> [REQUIREMENTS]: Pictures excluded, reproduce exactly the lines below from the one with "Generate a Python" through the one with "src = ColumnDataSource(dict(y=ypos, v=responses, t=[str(v)", both included.

Plotting code records:
□ □ □ □ □ □ □
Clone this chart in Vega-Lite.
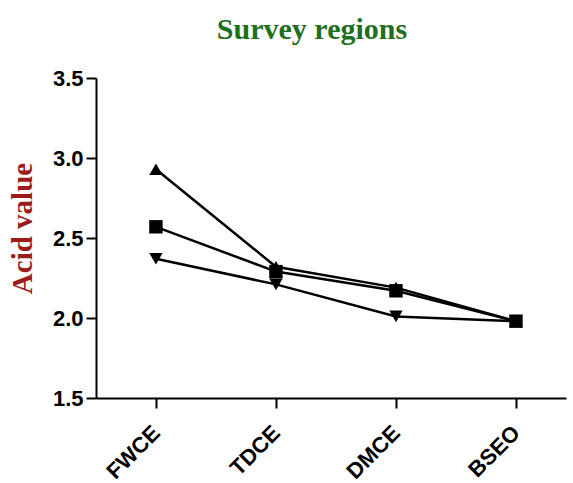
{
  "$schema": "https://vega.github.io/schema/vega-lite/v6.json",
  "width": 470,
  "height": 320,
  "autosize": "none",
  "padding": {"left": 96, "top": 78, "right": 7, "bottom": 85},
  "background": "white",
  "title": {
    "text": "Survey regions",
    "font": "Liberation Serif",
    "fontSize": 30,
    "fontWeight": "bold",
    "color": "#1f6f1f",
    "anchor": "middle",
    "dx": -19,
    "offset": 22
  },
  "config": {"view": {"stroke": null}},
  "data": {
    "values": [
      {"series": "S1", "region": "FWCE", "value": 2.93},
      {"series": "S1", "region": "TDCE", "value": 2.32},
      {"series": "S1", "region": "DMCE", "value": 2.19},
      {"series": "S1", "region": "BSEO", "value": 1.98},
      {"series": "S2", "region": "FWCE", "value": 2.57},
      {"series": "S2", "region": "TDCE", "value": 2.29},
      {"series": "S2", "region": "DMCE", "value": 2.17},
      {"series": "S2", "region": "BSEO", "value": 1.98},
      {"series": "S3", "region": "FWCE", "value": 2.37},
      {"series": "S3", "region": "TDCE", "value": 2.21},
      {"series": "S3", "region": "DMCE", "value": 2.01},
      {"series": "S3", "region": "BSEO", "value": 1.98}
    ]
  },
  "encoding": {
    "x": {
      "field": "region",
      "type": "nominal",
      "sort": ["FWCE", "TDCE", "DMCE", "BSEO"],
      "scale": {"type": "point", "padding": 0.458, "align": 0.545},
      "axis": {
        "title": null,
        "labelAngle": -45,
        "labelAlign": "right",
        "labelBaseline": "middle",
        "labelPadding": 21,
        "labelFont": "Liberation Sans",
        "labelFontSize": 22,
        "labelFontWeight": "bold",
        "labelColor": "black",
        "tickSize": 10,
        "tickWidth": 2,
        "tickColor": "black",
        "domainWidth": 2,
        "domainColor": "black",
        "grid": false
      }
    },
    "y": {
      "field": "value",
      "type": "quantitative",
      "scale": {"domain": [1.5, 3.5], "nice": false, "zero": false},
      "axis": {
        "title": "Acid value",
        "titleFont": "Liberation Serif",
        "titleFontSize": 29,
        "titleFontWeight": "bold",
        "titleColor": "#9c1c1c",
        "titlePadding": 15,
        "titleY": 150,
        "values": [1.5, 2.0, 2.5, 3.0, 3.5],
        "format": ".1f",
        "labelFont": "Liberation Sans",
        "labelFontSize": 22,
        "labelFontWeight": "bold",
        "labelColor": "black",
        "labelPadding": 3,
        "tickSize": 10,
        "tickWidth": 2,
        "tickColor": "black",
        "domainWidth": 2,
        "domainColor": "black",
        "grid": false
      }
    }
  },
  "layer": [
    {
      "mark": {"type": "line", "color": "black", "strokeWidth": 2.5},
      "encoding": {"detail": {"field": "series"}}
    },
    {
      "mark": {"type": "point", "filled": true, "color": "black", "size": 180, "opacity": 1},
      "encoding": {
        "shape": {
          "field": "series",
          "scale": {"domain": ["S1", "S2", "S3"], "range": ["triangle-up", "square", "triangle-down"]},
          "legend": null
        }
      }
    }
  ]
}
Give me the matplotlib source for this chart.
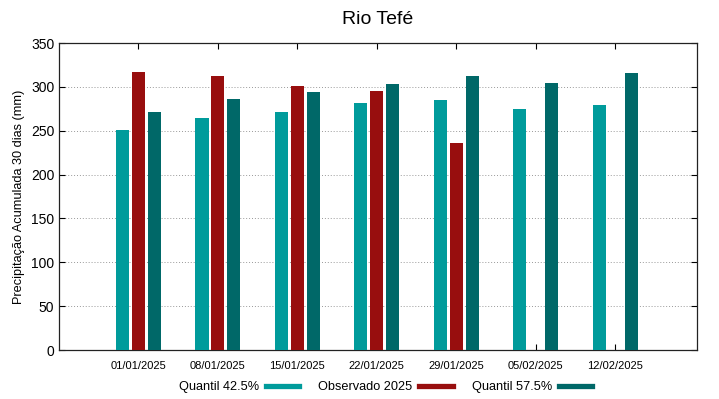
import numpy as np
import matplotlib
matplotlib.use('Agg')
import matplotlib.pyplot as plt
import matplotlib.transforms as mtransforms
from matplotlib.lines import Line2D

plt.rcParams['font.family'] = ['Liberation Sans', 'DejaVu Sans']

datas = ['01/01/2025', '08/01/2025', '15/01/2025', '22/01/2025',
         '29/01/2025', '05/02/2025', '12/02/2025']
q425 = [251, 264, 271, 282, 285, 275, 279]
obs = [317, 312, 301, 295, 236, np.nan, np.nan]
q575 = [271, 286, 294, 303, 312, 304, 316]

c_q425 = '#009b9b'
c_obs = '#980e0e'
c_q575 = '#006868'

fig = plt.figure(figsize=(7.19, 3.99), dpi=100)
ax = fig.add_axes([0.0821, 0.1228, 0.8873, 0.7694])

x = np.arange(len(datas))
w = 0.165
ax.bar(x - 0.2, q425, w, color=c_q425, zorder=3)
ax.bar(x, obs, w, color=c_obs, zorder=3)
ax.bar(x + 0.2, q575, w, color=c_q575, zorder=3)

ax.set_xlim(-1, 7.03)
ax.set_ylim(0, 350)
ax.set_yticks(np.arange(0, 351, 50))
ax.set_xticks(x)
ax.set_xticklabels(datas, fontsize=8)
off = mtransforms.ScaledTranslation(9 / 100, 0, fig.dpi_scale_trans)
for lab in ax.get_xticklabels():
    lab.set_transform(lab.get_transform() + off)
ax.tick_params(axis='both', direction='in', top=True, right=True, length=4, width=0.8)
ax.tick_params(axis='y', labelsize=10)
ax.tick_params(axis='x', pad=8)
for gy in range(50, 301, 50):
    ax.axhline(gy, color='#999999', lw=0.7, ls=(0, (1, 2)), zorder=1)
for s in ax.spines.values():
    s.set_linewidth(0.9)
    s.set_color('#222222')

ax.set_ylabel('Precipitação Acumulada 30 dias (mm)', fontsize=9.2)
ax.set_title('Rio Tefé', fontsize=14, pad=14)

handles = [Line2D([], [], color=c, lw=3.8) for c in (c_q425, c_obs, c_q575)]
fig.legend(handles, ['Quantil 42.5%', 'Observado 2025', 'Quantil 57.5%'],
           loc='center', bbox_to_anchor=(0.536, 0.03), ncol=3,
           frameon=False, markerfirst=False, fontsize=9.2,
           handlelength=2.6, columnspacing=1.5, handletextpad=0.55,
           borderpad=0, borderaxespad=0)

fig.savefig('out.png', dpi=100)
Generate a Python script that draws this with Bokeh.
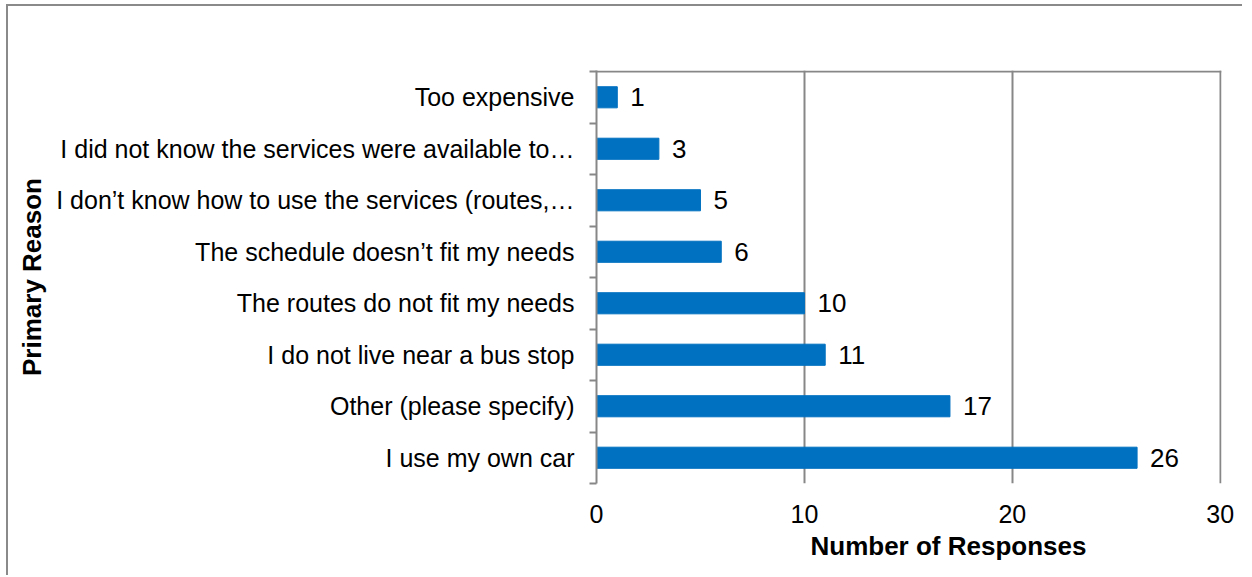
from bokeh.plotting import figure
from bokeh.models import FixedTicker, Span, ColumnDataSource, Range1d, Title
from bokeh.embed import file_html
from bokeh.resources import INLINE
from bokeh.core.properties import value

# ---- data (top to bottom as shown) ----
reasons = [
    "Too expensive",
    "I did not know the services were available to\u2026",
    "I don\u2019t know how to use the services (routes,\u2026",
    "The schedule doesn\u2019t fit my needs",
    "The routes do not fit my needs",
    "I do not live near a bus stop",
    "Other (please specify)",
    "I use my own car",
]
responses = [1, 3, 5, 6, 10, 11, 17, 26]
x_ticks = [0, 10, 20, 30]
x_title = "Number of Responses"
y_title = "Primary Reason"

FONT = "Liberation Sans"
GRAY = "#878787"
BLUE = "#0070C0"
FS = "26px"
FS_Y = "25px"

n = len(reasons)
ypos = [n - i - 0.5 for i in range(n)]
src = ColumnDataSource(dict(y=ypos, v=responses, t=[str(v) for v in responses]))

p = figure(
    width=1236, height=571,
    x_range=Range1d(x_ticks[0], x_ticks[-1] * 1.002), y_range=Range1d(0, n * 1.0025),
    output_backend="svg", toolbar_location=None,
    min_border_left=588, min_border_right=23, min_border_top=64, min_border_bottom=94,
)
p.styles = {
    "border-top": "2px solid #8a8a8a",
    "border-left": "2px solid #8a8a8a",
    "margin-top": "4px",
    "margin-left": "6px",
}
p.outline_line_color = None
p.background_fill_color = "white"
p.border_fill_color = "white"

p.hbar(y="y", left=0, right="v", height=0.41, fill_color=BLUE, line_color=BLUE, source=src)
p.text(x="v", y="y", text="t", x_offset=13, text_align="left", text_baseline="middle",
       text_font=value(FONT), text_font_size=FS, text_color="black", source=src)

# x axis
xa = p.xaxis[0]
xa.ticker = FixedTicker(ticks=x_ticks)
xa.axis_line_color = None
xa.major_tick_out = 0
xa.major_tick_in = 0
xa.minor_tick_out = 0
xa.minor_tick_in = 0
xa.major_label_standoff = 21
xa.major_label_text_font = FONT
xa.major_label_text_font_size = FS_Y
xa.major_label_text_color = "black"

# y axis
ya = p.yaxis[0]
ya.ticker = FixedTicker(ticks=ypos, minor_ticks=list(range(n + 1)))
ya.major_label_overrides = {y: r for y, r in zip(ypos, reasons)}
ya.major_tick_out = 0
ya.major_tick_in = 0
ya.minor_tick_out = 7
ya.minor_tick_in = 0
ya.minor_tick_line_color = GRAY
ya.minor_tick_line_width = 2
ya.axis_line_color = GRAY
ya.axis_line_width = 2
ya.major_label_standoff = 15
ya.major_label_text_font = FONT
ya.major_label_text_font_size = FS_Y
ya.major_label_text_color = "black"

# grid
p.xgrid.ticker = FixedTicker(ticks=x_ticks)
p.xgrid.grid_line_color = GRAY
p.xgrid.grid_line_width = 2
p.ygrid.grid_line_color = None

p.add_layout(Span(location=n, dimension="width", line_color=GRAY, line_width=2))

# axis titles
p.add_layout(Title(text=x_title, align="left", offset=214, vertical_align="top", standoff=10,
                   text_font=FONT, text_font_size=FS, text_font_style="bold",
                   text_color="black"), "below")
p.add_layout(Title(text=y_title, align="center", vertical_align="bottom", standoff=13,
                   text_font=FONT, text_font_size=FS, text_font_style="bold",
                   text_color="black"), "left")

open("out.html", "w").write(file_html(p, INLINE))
□ □ □ □ □ □ □
> [SOLUTION]:
Generate a Python script that draws this with Bokeh.
from bokeh.plotting import figure
from bokeh.models import FixedTicker, Span, ColumnDataSource, Range1d, Title
from bokeh.embed import file_html
from bokeh.resources import INLINE
from bokeh.core.properties import value

# ---- data (top to bottom as shown) ----
reasons = [
    "Too expensive",
    "I did not know the services were available to\u2026",
    "I don\u2019t know how to use the services (routes,\u2026",
    "The schedule doesn\u2019t fit my needs",
    "The routes do not fit my needs",
    "I do not live near a bus stop",
    "Other (please specify)",
    "I use my own car",
]
responses = [1, 3, 5, 6, 10, 11, 17, 26]
x_ticks = [0, 10, 20, 30]
x_title = "Number of Responses"
y_title = "Primary Reason"

FONT = "Liberation Sans"
GRAY = "#878787"
BLUE = "#0070C0"
FS = "26px"
FS_Y = "25px"

n = len(reasons)
ypos = [n - i - 0.5 for i in range(n)]
src = ColumnDataSource(dict(y=ypos, v=responses, t=[str(v) for v in responses]))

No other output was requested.